You can actually watch Static in its entirety on YouTube — somebody rather boldly recorded it at the gallery and uploaded it from their cellphone — but these are hardly ideal circumstances. What distinguishes even the most cinematic of McQueen’s work from his feature films proper, after all, is that the parameters of their presentation have been carefully planned, not only in the sense of the ‘gallery experience’ but, more thoughtfully, in terms of scale and scope and silence. Static seems utterly simple removed from its original context: a seven-minute helicopter pan around the head of the Statue of Liberty, the film is remarkably straightforward in style and tone — it’s even, rare enough for McQueen, in sound and color. But the effect is a purely visceral one, heightened by circumstance: closeups of the statue are underscore by the overwhelming sounds of the chopper, reconfiguring a benign public image as somehow portentous. A clear invocation of 9/11, Static shows McQueen once again attempting to engage directly with political strife and national trauma, taking a large-scale tragedy and reckoning with its emotional and psychological fallout through art.
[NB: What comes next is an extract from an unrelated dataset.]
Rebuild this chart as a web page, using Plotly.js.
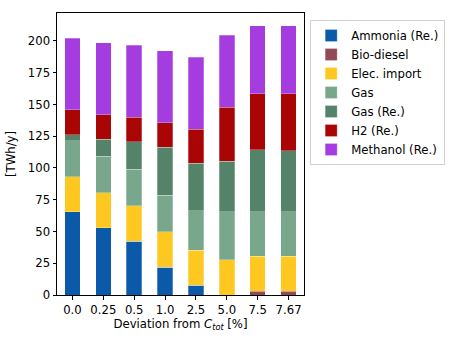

Those who accuse McQueen of empty provocation may find, in this striking short, something of a preemptive riposte from the artist himself: in it, the director shoots the eyeball of Charlotte Rampling in extreme closeup, the lot of it bathed in deep red light, before his index finger protrudes into the frame and pokes her in the eye. Let it be said that McQueen, despite his apparent pretentions, is not without a sense of humor about himself — here he is making a pretty direct correlation, among other things, between the production of art and the act of jabbing somebody else unflinchingly in the eye. It’s a wonderfully punkish gesture: a confrontation that’s almost a dare to keep watching, despite the obvious and immediate discomfort. Rampling keeps her eye open as it’s being prodded. McQueen wants to know, as he does throughout his films, if you can manage to do the same.